Learning to be an Illustrator
Recourses and Materials
· Book: Ruby Lu, Brave and True
· Construction paper
· Markers, colored pencils, crayons
· Great imagination
Discussion
Art is a great example of how someone can express themselves, or a situation that they are in. Children’s books are wonderful because there is a picture on every page. Each picture allows the reader to view the feeling of the story that the author is trying to portray. Not all books are picture books. Books without pictures leave the illustrations up to our imagination. In this craft lesson, we will be reading a portion for the text, Ruby Lu, Brave and true, and drawing an illustration we think best fits the reading. Not only will it work on our creative skills, it will stretch our reading comprehension skills at the same time. Ruby Lu uses a lot of details to describe why she loves her street. I want for them to be able to read what she is saying, and to show me that they understand what they read, not by words, but through with own unique illustrations.
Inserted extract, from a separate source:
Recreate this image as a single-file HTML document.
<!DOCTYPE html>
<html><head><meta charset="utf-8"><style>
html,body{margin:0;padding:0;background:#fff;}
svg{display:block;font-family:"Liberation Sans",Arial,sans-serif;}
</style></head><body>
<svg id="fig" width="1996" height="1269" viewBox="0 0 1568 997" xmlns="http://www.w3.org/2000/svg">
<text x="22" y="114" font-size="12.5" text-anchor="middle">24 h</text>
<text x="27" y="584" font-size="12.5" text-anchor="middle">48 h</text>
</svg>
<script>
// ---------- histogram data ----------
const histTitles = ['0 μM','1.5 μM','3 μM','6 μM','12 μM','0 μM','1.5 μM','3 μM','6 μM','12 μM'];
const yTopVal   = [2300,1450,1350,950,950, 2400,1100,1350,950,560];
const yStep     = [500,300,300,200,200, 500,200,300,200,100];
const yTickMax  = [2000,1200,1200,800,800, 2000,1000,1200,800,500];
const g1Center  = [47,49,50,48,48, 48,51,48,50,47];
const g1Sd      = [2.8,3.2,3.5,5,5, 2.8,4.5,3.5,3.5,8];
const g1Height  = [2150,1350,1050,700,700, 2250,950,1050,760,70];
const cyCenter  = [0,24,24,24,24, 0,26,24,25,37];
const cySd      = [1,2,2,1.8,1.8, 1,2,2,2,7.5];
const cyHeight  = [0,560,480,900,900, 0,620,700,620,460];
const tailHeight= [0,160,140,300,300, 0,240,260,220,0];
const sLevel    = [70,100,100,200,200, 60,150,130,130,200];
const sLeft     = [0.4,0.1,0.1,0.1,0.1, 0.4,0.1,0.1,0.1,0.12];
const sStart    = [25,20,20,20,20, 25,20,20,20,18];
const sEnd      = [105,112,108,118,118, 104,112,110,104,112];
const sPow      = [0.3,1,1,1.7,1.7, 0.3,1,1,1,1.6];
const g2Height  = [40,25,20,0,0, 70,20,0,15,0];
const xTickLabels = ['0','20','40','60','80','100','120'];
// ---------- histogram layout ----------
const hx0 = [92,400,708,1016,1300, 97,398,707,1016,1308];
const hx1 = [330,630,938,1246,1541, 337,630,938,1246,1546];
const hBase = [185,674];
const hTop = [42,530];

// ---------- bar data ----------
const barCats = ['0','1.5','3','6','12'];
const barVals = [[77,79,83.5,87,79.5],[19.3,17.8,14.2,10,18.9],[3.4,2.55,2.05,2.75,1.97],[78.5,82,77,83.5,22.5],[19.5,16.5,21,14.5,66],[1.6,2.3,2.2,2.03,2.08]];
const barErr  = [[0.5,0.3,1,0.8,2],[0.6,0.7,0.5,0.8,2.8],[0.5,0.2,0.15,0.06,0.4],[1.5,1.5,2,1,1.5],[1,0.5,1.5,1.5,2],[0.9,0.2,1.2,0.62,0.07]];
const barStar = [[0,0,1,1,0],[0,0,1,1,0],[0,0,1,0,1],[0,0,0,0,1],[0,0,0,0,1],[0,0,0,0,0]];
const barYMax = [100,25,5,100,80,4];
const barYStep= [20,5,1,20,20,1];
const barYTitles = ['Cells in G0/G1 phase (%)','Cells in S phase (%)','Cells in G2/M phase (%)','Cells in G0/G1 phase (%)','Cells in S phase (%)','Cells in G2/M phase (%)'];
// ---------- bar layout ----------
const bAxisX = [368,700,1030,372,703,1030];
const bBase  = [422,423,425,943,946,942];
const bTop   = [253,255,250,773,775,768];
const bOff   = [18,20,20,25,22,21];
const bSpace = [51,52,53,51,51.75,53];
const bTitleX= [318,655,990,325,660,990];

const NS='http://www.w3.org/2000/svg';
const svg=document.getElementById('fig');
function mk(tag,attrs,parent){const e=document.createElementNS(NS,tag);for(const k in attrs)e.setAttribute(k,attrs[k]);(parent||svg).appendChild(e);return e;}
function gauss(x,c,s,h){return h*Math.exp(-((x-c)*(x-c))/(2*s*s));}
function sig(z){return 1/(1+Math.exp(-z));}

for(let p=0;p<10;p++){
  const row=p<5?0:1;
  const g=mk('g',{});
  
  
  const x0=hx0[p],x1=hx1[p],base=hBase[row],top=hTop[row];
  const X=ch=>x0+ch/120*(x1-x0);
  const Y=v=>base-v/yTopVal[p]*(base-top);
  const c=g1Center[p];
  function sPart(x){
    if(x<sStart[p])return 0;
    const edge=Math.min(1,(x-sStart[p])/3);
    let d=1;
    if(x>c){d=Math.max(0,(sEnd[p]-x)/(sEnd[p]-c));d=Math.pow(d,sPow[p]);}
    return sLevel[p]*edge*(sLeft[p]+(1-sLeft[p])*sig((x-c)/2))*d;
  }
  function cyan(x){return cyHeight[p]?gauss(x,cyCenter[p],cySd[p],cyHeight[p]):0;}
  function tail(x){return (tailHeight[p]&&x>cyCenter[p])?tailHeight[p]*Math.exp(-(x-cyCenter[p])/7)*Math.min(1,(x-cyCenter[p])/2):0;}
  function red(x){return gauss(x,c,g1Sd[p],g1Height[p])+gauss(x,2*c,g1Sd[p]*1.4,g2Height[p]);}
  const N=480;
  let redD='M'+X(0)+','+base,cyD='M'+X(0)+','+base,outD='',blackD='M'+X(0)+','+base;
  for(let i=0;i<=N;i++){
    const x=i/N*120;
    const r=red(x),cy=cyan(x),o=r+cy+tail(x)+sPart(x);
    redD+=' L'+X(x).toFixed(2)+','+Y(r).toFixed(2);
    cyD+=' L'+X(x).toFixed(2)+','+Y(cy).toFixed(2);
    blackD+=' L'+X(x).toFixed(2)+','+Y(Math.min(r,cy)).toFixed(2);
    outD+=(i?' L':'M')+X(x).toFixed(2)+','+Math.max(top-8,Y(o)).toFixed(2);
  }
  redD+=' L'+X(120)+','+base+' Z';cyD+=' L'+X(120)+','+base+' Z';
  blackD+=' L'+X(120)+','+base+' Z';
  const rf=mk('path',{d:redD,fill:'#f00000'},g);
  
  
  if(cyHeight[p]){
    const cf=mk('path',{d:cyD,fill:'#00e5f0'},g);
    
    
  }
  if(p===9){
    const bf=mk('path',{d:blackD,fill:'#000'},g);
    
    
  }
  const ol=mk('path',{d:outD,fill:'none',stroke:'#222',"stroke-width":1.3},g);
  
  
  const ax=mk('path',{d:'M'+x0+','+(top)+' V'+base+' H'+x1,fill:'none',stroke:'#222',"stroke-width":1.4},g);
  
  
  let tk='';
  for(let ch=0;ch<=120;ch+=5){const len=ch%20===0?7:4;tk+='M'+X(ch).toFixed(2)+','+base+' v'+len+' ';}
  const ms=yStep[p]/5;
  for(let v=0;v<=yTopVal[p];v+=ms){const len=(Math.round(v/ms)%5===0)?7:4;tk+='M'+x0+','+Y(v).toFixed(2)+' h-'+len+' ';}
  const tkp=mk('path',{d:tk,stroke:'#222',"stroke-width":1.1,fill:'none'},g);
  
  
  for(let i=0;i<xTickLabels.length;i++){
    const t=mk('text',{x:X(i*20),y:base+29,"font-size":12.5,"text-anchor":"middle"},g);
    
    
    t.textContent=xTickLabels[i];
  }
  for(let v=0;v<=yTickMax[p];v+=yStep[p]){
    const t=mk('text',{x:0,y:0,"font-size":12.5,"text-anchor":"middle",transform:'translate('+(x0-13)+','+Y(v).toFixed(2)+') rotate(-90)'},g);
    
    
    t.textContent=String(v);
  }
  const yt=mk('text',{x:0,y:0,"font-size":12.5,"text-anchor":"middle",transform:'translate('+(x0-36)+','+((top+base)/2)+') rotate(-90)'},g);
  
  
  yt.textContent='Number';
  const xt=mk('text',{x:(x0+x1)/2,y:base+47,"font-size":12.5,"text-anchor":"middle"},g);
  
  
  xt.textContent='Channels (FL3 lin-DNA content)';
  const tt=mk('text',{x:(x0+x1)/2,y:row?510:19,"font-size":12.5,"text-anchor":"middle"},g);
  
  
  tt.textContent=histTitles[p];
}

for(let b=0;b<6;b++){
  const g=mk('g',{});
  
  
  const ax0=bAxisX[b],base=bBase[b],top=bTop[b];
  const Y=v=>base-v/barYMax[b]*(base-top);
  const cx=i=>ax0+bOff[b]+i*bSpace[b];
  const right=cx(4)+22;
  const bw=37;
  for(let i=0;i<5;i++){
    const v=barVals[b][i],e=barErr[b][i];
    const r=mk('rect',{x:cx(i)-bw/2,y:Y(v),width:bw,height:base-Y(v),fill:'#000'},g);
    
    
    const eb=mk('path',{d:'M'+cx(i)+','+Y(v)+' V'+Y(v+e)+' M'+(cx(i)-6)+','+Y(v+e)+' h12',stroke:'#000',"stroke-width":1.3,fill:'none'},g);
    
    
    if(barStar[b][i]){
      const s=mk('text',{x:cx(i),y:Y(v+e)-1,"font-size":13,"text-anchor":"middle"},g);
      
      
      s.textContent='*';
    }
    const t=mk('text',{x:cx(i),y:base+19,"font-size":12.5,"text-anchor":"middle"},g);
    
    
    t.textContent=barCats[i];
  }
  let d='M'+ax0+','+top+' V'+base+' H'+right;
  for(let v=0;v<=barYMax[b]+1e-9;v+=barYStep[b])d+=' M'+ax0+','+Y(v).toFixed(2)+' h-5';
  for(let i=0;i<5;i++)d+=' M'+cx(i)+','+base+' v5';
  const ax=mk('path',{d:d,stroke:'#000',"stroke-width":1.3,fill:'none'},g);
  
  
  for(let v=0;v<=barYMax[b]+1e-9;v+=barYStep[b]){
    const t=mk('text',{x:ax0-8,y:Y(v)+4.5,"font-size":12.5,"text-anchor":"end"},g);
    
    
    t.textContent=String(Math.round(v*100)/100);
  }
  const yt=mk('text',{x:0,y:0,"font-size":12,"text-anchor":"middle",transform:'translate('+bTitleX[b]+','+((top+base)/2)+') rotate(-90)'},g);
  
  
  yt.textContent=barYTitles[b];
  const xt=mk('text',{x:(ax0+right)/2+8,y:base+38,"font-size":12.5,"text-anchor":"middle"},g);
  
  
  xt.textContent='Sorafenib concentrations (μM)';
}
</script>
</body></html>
Actual Reading from the Text:
The best thing about living on 20th Avenue South was everything. Ruby liked her house. She had lived there since kindergarten. Tomato slugs lived at the bottom of the front steps. A plum tree lived in the backyard. The kitchen smelled like jook and ice cream. Ruby liked the rain. It rained often on 20th Avenue South. The rain sprinkled diamonds on spiderwebs and poured silver of the sidewalks. At night the rain was a lullaby of a billion grains of rice falling on the roof. Ruby liked the sunshine. It was not often sunny on 20th Avenue South, but when it was, all the bottle caps in the street played like coins. Windows opened. Radios played. Laundry dried. Plums ripened. Mothers rook their babies out.
The best thing about living on 20th Avenue South was everything. Ruby liked her house. She had lived there since kindergarten. Tomato slugs lived at the bottom of the front steps. A plum tree lived in the backyard. The kitchen smelled like jook and ice cream. Ruby liked the rain. It rained often on 20th Avenue South. The rain sprinkled diamonds on spiderwebs and poured silver of the sidewalks. At night the rain was a lullaby of a billion grains of rice falling on the roof. Ruby liked the sunshine. It was not often sunny on 20th Avenue South, but when it was, all the bottle caps in the street played like coins. Windows opened. Radios played. Laundry dried. Plums ripened. Mothers rook their babies out.
How to teach it: (3rd-5th grade)
Today we will be reading a small portion of chapter 1 in Ruby Lu, Brave and true. The first two paragraphs explain, in great detail, why Ruby Lu loves living on her street, 20th Avenue South. There is only one problem; there are no pictures to show us what her street looks like!
Next, I will instruct the students to pretend that they have been hired to be the illustrators for this portion of the book. I want them to use their imaginations, and draw the best picture they can of what they think Ruby Lu’s street looks like. I want them to put on their thinking caps and draw exactly what they were imagining when we were reading Ruby Lu’s description. I want this assignment to be a fun exercise to get to draw and color. While using their imaginations they can work on their reading comprehension by reading the text, and putting in on paper with an artistic twist.